For non-sandboxed deployments, the execute tool simply returns an error. The default is safe. You opt in to giving the agent system access, and when you do, you control exactly how much access through backend configuration.
Real-World Patterns
The examples/ directory ships six reference implementations that show Deep Agents handling genuinely complex workflows:
Deep Research uses subagents to parallelize web research, with a coordinator agent synthesizing findings into a structured report. Content Builder chains planning, file writing, and iteration to produce long-form content. Text-to-SQL connects agents to databases with natural language interfaces. NVIDIA Deep Agent demonstrates integration with NVIDIA's enterprise AI stack.
The pattern across all examples is the same: plan, delegate, write to files, summarize, report. The tools change. The workflow structure does not. This consistency is the framework's strongest argument for itself.
The Middleware Model
Under the surface, Deep Agents is really a middleware composition system. Every feature beyond the basic tool loop is implemented as middleware that wraps the model call.
This design has a subtle but important consequence. When you call create_deep_agent(), you are not configuring a monolithic system. You are composing a pipeline of independent, testable layers. Need human-in-the-loop approval for certain tools? Add HumanInTheLoopMiddleware. Want persistent memory across sessions? Add MemoryMiddleware. Want to define reusable agent skills? Add SkillsMiddleware.
Each middleware can read and modify the agent state, add or remove tools, transform messages, and intercept tool calls. This composability is what makes Deep Agents a framework rather than a product. The defaults are strong enough to use without customization, but the seams are clean enough to replace any part.
What the Name Means
The word "deep" is doing real work. It contrasts with "shallow" agents that loop without planning, forget what they tried, and cannot delegate. A deep agent plans ahead. It offloads information it does not need right now. It spawns specialists for focused work. It sustains coherent behavior across long task horizons.
Whether that depth comes from LangChain's framework or from wiring up the same patterns yourself is a choice. The contribution of Deep Agents is making that choice easy: install one package, call one function, and get a working deep agent that you can customize from there.

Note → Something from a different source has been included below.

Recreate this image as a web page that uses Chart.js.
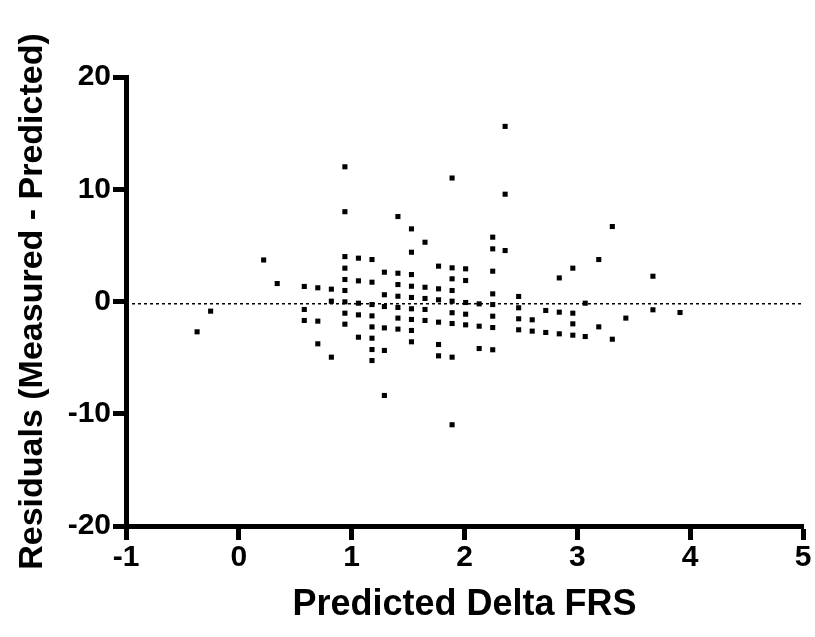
<!DOCTYPE html>
<html>
<head>
<meta charset="utf-8">
<script src="https://cdn.jsdelivr.net/npm/chart.js@4"></script>
<style>
  body { margin: 0; background: #fff; }
  #wrap { width: 815px; height: 637px; }
</style>
</head>
<body>
<div id="wrap"><canvas id="myChart" width="815" height="637"></canvas></div>
<script>
// predicted delta FRS (x) and residuals (y)
var predicted = [
  -0.37, -0.25, 0.22, 0.34,
  0.58, 0.58, 0.58,
  0.70, 0.70, 0.70,
  0.82, 0.82, 0.82,
  0.94, 0.94, 0.94, 0.94, 0.94, 0.94, 0.94, 0.94, 0.94,
  1.06, 1.06, 1.06, 1.06, 1.06,
  1.18, 1.18, 1.18, 1.18, 1.18, 1.18, 1.18, 1.18,
  1.29, 1.29, 1.29, 1.29, 1.29, 1.29,
  1.41, 1.41, 1.41, 1.41, 1.41, 1.41, 1.41,
  1.53, 1.53, 1.53, 1.53, 1.53, 1.53, 1.53, 1.53, 1.53,
  1.65, 1.65, 1.65, 1.65, 1.65,
  1.77, 1.77, 1.77, 1.77, 1.77, 1.77,
  1.89, 1.89, 1.89, 1.89, 1.89, 1.89, 1.89, 1.89, 1.89,
  2.01, 2.01, 2.01, 2.01, 2.01,
  2.13, 2.13, 2.13,
  2.25, 2.25, 2.25, 2.25, 2.25, 2.25, 2.25, 2.25,
  2.36, 2.36, 2.36,
  2.48, 2.48, 2.48, 2.48,
  2.60, 2.60,
  2.72, 2.72,
  2.84, 2.84, 2.84,
  2.96, 2.96, 2.96, 2.96,
  3.07, 3.07,
  3.19, 3.19,
  3.31, 3.31,
  3.43,
  3.67, 3.67,
  3.91
];
var residuals = [
  -2.7, -0.86, 3.7, 1.6,
  1.34, -0.71, -1.69,
  1.22, -1.75, -3.77,
  1.1, 0.03, -4.96,
  12.0, 8.0, 4.0, 2.97, 1.96, 0.98, -0.03, -1.04, -2.02,
  3.86, 1.84, -0.15, -1.19, -3.18,
  3.74, 1.72, -0.27, -1.28, -2.26, -3.27, -4.28, -5.26,
  2.61, 0.6, -0.45, -2.35, -4.36, -8.37,
  7.57, 2.52, 1.51, 0.47, -0.53, -1.48, -2.46,
  6.47, 4.39, 2.4, 1.36, 0.36, -0.65, -1.6, -2.58, -3.59,
  5.28, 1.27, 0.27, -0.71, -1.69,
  3.15, 1.13, 0.15, -1.84, -3.83, -4.84,
  11.0, 3.0, 2.02, 0.98, 0.03, -1.0, -1.96, -4.96, -10.98,
  2.91, 1.87, -0.09, -1.13, -2.08,
  -0.21, -2.2, -4.19,
  5.73, 4.69, 2.7, 0.68, -0.27, -1.31, -2.32, -4.3,
  15.6, 9.56, 4.54,
  0.45, -0.56, -1.54, -2.52,
  -1.63, -2.64,
  -0.8, -2.76,
  2.1, -0.95, -2.88,
  2.97, -1.04, -1.99, -3.0,
  -0.15, -3.12,
  3.74, -2.26,
  6.68, -3.36,
  -1.48,
  2.25, -0.74,
  -0.98
];
// dotted reference line
var refX = [-1, 5];
var refY = [-0.2, -0.2];

var xTicks = [-1, 0, 1, 2, 3, 4, 5];
var yTicks = [-20, -10, 0, 10, 20];

var points = predicted.map(function (x, i) {
  return { x: x, y: residuals[i] };
});
var refLine = refX.map(function (x, i) {
  return { x: x, y: refY[i] };
});

var tickFont = { family: 'Liberation Sans, Arial, sans-serif', size: 30, weight: 'bold' };
var yTitleFont = { family: 'Liberation Sans, Arial, sans-serif', size: 34, weight: 'bold' };
var xTitleFont = { family: 'Liberation Sans, Arial, sans-serif', size: 36, weight: 'bold' };

var ctx = document.getElementById('myChart');
var myChart = new Chart(ctx, {
  type: 'scatter',
  data: {
    datasets: [
      {
        data: points,
        pointStyle: 'rect',
        pointRadius: 3.6,
        pointBorderWidth: 0,
        backgroundColor: '#000',
        borderColor: '#000'
      },
      {
        type: 'line',
        data: refLine,
        borderColor: '#000',
        borderWidth: 1.5,
        borderDash: [3, 3],
        pointRadius: 0,
        fill: false
      }
    ]
  },
  options: {
    responsive: false,
    animation: false,
    devicePixelRatio: 1,
    layout: { padding: { top: 77, right: 12, left: 0, bottom: 0 } },
    plugins: { legend: { display: false }, tooltip: { enabled: false } },
    scales: {
      x: {
        type: 'linear',
        min: -1,
        max: 5,
        afterBuildTicks: function (s) { s.ticks = xTicks.map(function (v) { return { value: v }; }); },
        afterFit: function (s) { s.height = 111; },
        grid: { drawOnChartArea: false, drawTicks: true, tickLength: 14, tickWidth: 5, tickColor: '#000' },
        border: { display: true, width: 5, color: '#000' },
        ticks: { color: '#000', font: tickFont, padding: 0, maxRotation: 0 },
        title: { display: true, text: 'Predicted Delta FRS', color: '#000', font: xTitleFont, padding: { top: 0, bottom: 10 } }
      },
      y: {
        type: 'linear',
        min: -20,
        max: 20,
        afterBuildTicks: function (s) { s.ticks = yTicks.map(function (v) { return { value: v }; }); },
        afterFit: function (s) { s.width = 126; },
        grid: { drawOnChartArea: false, drawTicks: true, tickLength: 13, tickWidth: 5, tickColor: '#000' },
        border: { display: true, width: 5, color: '#000' },
        ticks: { color: '#000', font: tickFont, padding: 2 },
        title: { display: true, text: 'Residuals (Measured - Predicted)', color: '#000', font: yTitleFont, padding: { top: 12, bottom: 0 } }
      }
    }
  }
});
</script>
</body>
</html>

The repository is moving fast. Since its creation in July 2025, it has shipped four major releases, accumulated over 14,000 stars, and attracted more than 2,000 forks. The v0.4 release added sandboxing. The roadmap points toward even richer context management and deeper integrations with the LangChain ecosystem.
For teams building agent-powered products, Deep Agents offers something the proprietary alternatives cannot: the same battle-tested patterns, fully open, fully customizable, and free from vendor lock-in. The shallow agent era is over. The deep one has just begun.